Так что в положенный час пошли мы с Дезире к замку. Ну как пошли – повел я его, все-таки от нокаута быстро не отходят. Он отправился восхищать мир своими знаниями, а я еще два часа лежал на полянке, любовался птичками и следил, чтобы никто рядом со мной гадить не сел – простые тут нравы, незамысловатые.
Сам экзамен описывать не буду – экзамен как экзамен, только шпаргалкой не воспользуешься и с соседом не посоветуешься – магия все-таки. Я только не понял, кого они этими заданиями отсеять собрались? Я, конечно, понимаю, что у науки путь впереди долгий и интересный, но задачки-то придумать и позаковыристей можно было. А то скучно, ей-богу.
Решил я все первым, но продолжил сидеть, морща лоб и задирая к небу глаза, чтобы не выделяться на общем фоне – ни к чему привлекать к себе повышенное внимание. Сдал работу восьмым, позже нельзя – вдруг экзаменаторы и скорость решения учитывают.
Через день пришел на стихосложение. Сразу зачитали результаты предыдущего экзамена. К моему удивлению, отсеялось больше половины. Причем никто не выглядел расстроенным – явно народ приезжал на тусовку, без особых надежд на поступление.
Дезире, кстати, тоже прошел.
Оставшихся кандидатов разбили на три потока и, по закону подлости, я угодил в третий. В этот раз решил судьбу не искушать, послал Планше за обедом в тот же трактир, благо погода была солнечная, и поели мы на природе без проблем и конфликтов.

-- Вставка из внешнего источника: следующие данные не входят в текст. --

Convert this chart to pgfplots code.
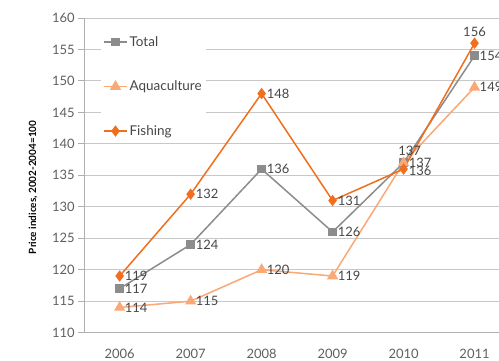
\documentclass[border=0pt]{standalone}
\usepackage{pgfplots}
\pgfplotsset{compat=1.18}
\usepackage{pgfplotstable}
\usepackage{fontspec}
\setmainfont{Lato}
\definecolor{cTotal}{RGB}{140,140,140}
\definecolor{cAqua}{RGB}{250,168,118}
\definecolor{cFish}{RGB}{240,110,30}
\definecolor{cTxt}{RGB}{70,70,70}
\definecolor{cTick}{RGB}{95,95,95}
\definecolor{cGrid}{RGB}{200,200,200}
\definecolor{cAxis}{RGB}{175,175,175}

\pgfplotstableread{
x y
0 117
1 124
2 136
3 126
4 137
5 154
}\total
\pgfplotstableread{
x y
0 114
1 115
2 120
3 119
4 137
5 149
}\aqua
\pgfplotstableread{
x y
0 119
1 132
2 148
3 131
4 136
5 156
}\fish
% labels placed to the right of the points
\pgfplotstableread{
x y
0 117
1 124
2 136
3 126
4 137
5 154
0 114
1 115
2 120
3 119
5 149
0 119
1 132
2 148
3 131
}\lblright
\pgfplotstableread{
x y
4 136
}\lblrightlow
\pgfplotstableread{
x y
5 156
}\lblabove
\pgfplotstableread{
x y
4 137
}\lblaboveright

\begin{document}
\begin{tikzpicture}
\begin{axis}[
  name=ax,
  scale only axis,
  width=425bp, height=314bp,
  xmin=-0.5, xmax=5.5,
  ymin=110, ymax=160,
  ytick={110,115,...,160},
  xtick={0,...,5},
  xticklabels={2006,2007,2008,2009,2010,2011},
  minor xtick={-0.5,0.5,...,5.5},
  axis lines*=left,
  axis line style={cAxis, line width=1.2bp},
  every tick/.style={cAxis, line width=1bp},
  tick align=outside,
  major tick length=6bp,
  minor tick length=5bp,
  xtick style={draw=none},
  minor x tick style={cAxis, line width=1bp},
  ymajorgrids,
  grid style={cGrid, line width=1bp},
  tick label style={font=\fontsize{13}{15}\selectfont, text=cTick},
  /pgf/number format/assume math mode=true,
  xticklabel style={yshift=-7bp},
  ylabel={Price indices, 2002-2004=100},
  every axis y label/.style={at={(axis description cs:-0.12,0.462)}, rotate=90, anchor=center, font=\bfseries\fontsize{10}{12}\selectfont, text=black},
  legend style={at={(axis description cs:0.04,0.955)}, anchor=north west, draw=none, fill=white, font=\fontsize{13.5}{15}\selectfont, text=cTxt, row sep=29bp, inner sep=2bp, cells={anchor=west}, /tikz/every even column/.append style={column sep=3bp}},
  legend image code/.code={\draw[mark repeat=2,mark phase=2] plot coordinates {(0cm,0cm) (0.4cm,0cm) (0.8cm,0cm)};},
  clip=false,
  lbl/.style={draw=none, mark=none, forget plot, nodes near coords, every node near coord/.append style={font=\fontsize{13}{15}\selectfont, text=cTxt, inner sep=2bp}},
]
\addplot[cTotal, line width=1.5bp, mark=square*, mark size=3.6bp, mark options={solid}] table[x=x,y=y] {\total};
\addlegendentry{Total}
\addplot[cAqua, line width=1.5bp, mark=triangle*, mark size=5bp, mark options={solid}] table[x=x,y=y] {\aqua};
\addlegendentry{Aquaculture}
\addplot[cFish, line width=1.5bp, mark=diamond*, mark size=4.5bp, mark options={solid}] table[x=x,y=y] {\fish};
\addlegendentry{Fishing}
\addplot[lbl, every node near coord/.append style={anchor=west, xshift=3bp}] table[x=x,y=y] {\lblright};
\addplot[lbl, every node near coord/.append style={anchor=west, xshift=3bp, yshift=-2bp}] table[x=x,y=y] {\lblrightlow};
\addplot[lbl, every node near coord/.append style={anchor=south, yshift=4bp}] table[x=x,y=y] {\lblabove};
\addplot[lbl, every node near coord/.append style={anchor=south, xshift=6bp, yshift=5bp}] table[x=x,y=y] {\lblaboveright};
\end{axis}
\pgfresetboundingbox
\path[use as bounding box] ([xshift=-84bp,yshift=-28bp]ax.south west) rectangle ([xshift=-11bp,yshift=18bp]ax.north east);
\end{tikzpicture}
\end{document}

А этот экзамен меня приятно удивил.
За два часа надо было в стихотворной форме написать письмо к женщине, в которую безответно влюблен. 40–50 строк. Вспомнилось «Что же касается бедер, благородный дон, то они необыкновенной формы. Как это сказано у Цурэна… М-м-м… Горы пены прохладной… М-м-м… Нет, холмы прохладной пены… В общем мощные бедра»[14]. Да, здесь такое поймут, но явно не конкретно сегодня.
Впрочем, в замке я баловался переводом русских стихов, как упражнением в галльском. Даже перевел «Балладу о борьбе» Высоцкого. Перевел явно плохо, но барону и Гастону понравилось. Попробую пойти тем же путем.
Что я помню наиболее близкое к теме?
Есенин, «Письмо к женщине»… Пожалуй, нет – слишком много заменять про советскую сторону, да и про мир, направленный в гущу бурь и вьюг. Не поймут, а поймут – не одобрят.
Что же – остается начало лермонтовского «Валерика», как там: «Я к вам пишу, случайно право, не знаю, как и для чего…», ну, поехали…
Закончил, что интересно, одним из последних. Видимо, крепкие здесь рифмоплеты.